NHKラジオ「NHKマイあさラジオ」6月28日放送

ワールドリポート

 

キャスター:韓国で初めてとなる原爆資料館の建設が、今年8月の開館を目標に進められています。

ソウル支局の安永記者に聞きます。

原爆資料館といいますと、広島県長崎県にありますけど、韓国にも被爆者の方はいるんですよね。

 

安永:原爆が投下された広島や長崎では、当時徴用されたり仕事を求めて朝鮮半島からやってきた人たちが多く住んでいて、原爆によって数万人が被爆したと見られているんです。

特に、韓国南部のハプチョンは、広島などで被爆した600人以上が現在も暮らしていて、韓国で唯一の被爆者養護施設もあることから、韓国の広島と呼ばれています。

韓国初となる原爆資料館は、このハプチョンに作られるんです。

 

キャスター:今年で終戦から72年になりますけど、作る環境になるまで、これだけの年月がかかったんですね。

 

安永:韓国の被爆者団体の話では、韓国政府がこれまで本格的に被爆者の支援をしてこなかったことや、差別を恐れ、被爆者自身が被害の実態を積極的に公言してこなかったことから、韓国では、あまり知られていないということなんです。

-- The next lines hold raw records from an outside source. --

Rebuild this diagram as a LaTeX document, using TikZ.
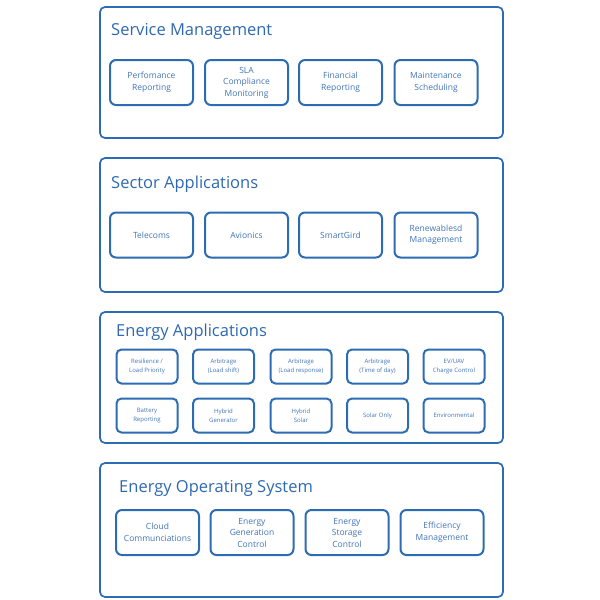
\documentclass[tikz,border=0pt]{standalone}
\usepackage{fontspec}
\setmainfont{Open Sans}
\usetikzlibrary{positioning}
\definecolor{panelblue}{RGB}{44,108,178}
\definecolor{titleblue}{RGB}{46,104,176}
\definecolor{itemblue}{RGB}{64,116,184}

\begin{document}
\begin{tikzpicture}[x=1pt,y=-1pt,
    panel/.style={draw=panelblue,line width=1.7pt,rounded corners=5pt},
    paneltitle/.style={anchor=base west,inner sep=0pt,text=titleblue,font=\fontsize{16.5}{18}\selectfont},
    bigitem/.style={draw=panelblue,line width=2pt,rounded corners=6pt,
        minimum width=83pt,minimum height=45pt,inner sep=1pt,align=center,
        text=itemblue,font=\fontsize{8.5}{11.5}\selectfont},
    smallitem/.style={draw=panelblue,line width=2pt,rounded corners=5pt,
        minimum width=61pt,minimum height=34pt,inner sep=1pt,align=center,
        text=itemblue,font=\fontsize{6}{9}\selectfont}]
    \useasboundingbox (0,0) rectangle (600,600);

    % service management
    \draw[panel] (100,7) rectangle (503,138);
    \node[paneltitle] (svctitle) at (111,35) {Service Management};
    \node[bigitem] (perf) at (151.5,82.5) {Perfomance\\Reporting};
    \node[bigitem] (sla) at (246.5,82.5) {SLA\\Compliance\\Monitoring};
    \node[bigitem] (fin) at (340.5,82.5) {Financial\\Reporting};
    \node[bigitem] (maint) at (436,82.5) {Maintenance\\Scheduling};

    % sector applications
    \draw[panel] (100,158) rectangle (503,292);
    \node[paneltitle] (sectitle) at (111,188) {Sector Applications};
    \node[bigitem] (tele) at (151.5,235) {Telecoms};
    \node[bigitem] (avio) at (246.5,235) {Avionics};
    \node[bigitem] (grid) at (340.5,235) {SmartGird};
    \node[bigitem] (renew) at (436,235) {Renewablesd\\Management};

    % energy applications
    \draw[panel] (100,312) rectangle (503,443);
    \node[paneltitle] (apptitle) at (116,336) {Energy Applications};
    \node[smallitem] (resil) at (147,366.5) {Resilience /\\Load Priority};
    \node[smallitem] (arbshift) at (223.5,366.5) {Arbitrage\\(Load shift)};
    \node[smallitem] (arbresp) at (301,366.5) {Arbitrage\\(Load response)};
    \node[smallitem] (arbtime) at (377.5,366.5) {Arbitrage\\(Time of day)};
    \node[smallitem] (evuav) at (454,366.5) {EV/UAV\\Charge Control};
    \node[smallitem] (batt) at (147,415.5) {Battery\\Reporting};
    \node[smallitem] (hybgen) at (223.5,415.5) {Hybrid\\Generator};
    \node[smallitem] (hybsol) at (301,415.5) {Hybrid\\Solar};
    \node[smallitem] (solar) at (377.5,415.5) {Solar Only};
    \node[smallitem] (env) at (454,415.5) {Environmental};

    % energy operating system
    \draw[panel] (100,463) rectangle (503,597);
    \node[paneltitle] (ostitle) at (119,492) {Energy Operating System};
    \node[bigitem] (cloud) at (157.5,532.5) {Cloud\\Communciations};
    \node[bigitem] (gen) at (252,532.5) {Energy\\Generation\\Control};
    \node[bigitem] (stor) at (347,532.5) {Energy\\Storage\\Control};
    \node[bigitem] (eff) at (442,532.5) {Efficiency\\Management};
\end{tikzpicture}
\end{document}
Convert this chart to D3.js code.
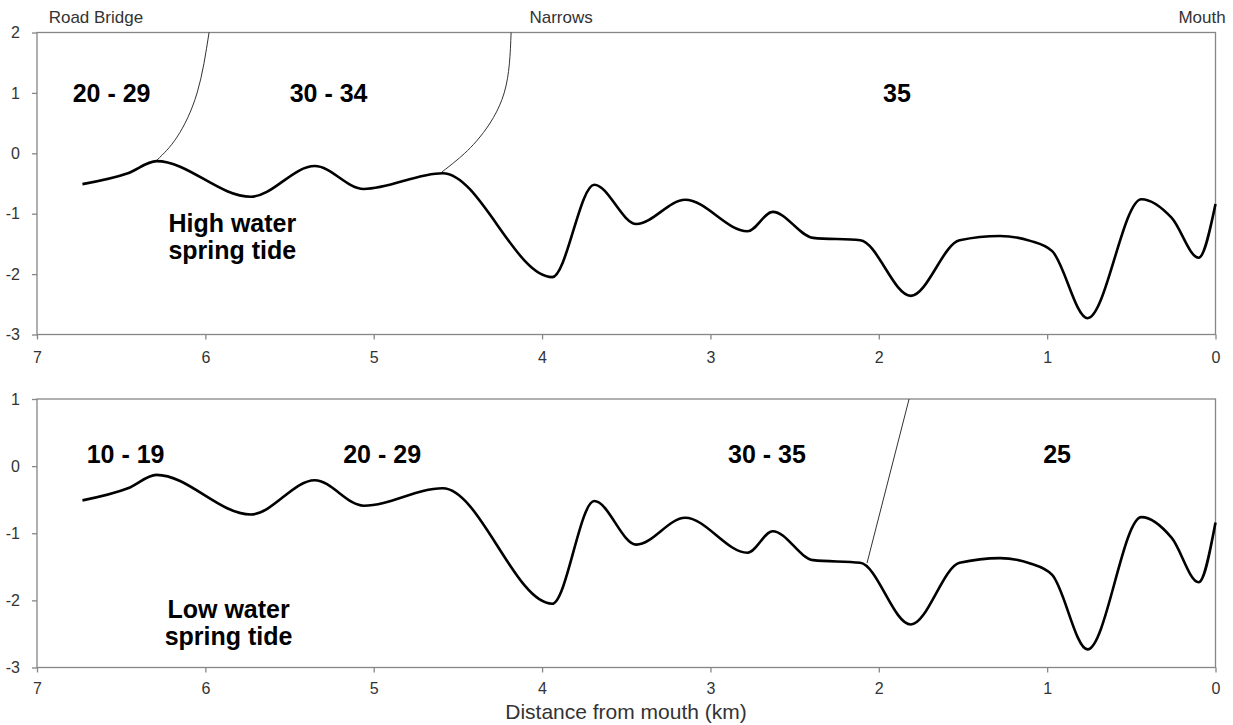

しかし、被爆者たちの高齢化が進み、今記録を集め、若い世代に原爆の恐ろしさを知ってもらうような場所を作らなければ、歴史が忘れさられてしまうという強い危機意識があったということです。

 

キャスター:原爆資料館の開館に向けた準備はどこまで進んでいるんですか。

 

安永:建物については9割以上できていて、今年8月6日の開館に十分間に合う予定です。

一方で、今課題になっているのは展示物です。

終戦後、日本からの引き上げの際に、多くの物を持って来ることが出来なかったほか、韓国には人が亡くなると遺品も一緒に火葬してしまう風習があるので、被ばくの実態を伝えるものが、ほとんど残っていないというのが、実情だそうです。

 

キャスター:展示物の問題はなかなか難しそうですね。

 

安永:このため、ハプチョンの被爆者団体のメンバーと自治体の職員は去年、長崎と広島を訪問し、原爆資料館を見学して、貯蔵している被ばくに関する資料の貸し出しなど、新しい資料館の開館に向けた協力を要請し、今後自治体同士での協議が行われることになっているんです。

また、被爆者たちに聞き取り調査を行い、証言を残す活動も来月から本格的に始めるほか、繰り返し展示物の提供を呼びかけています。

このため、少しずつですが寄贈されるものも増えています。

今月、アルミニウムの弁当箱を寄贈したキムさんに話を聞くことが出来ました。

キムさんは、16歳の時、広島の鉄道会社で働いていて被爆しました。

弁当箱は、その際にカバンに入れていたもので、爆風で吹き飛ばされて、多くのけが人や亡くなった人の中を家族を探すために、自宅に帰るまでずっと抱えていたものだということです。

キムさんは資料館について、多くの若い人たちが原子力爆弾は恐ろしいものだと知り、世界から核兵器をなくさなければならないと思うようになってほしいと期待していると、話していました。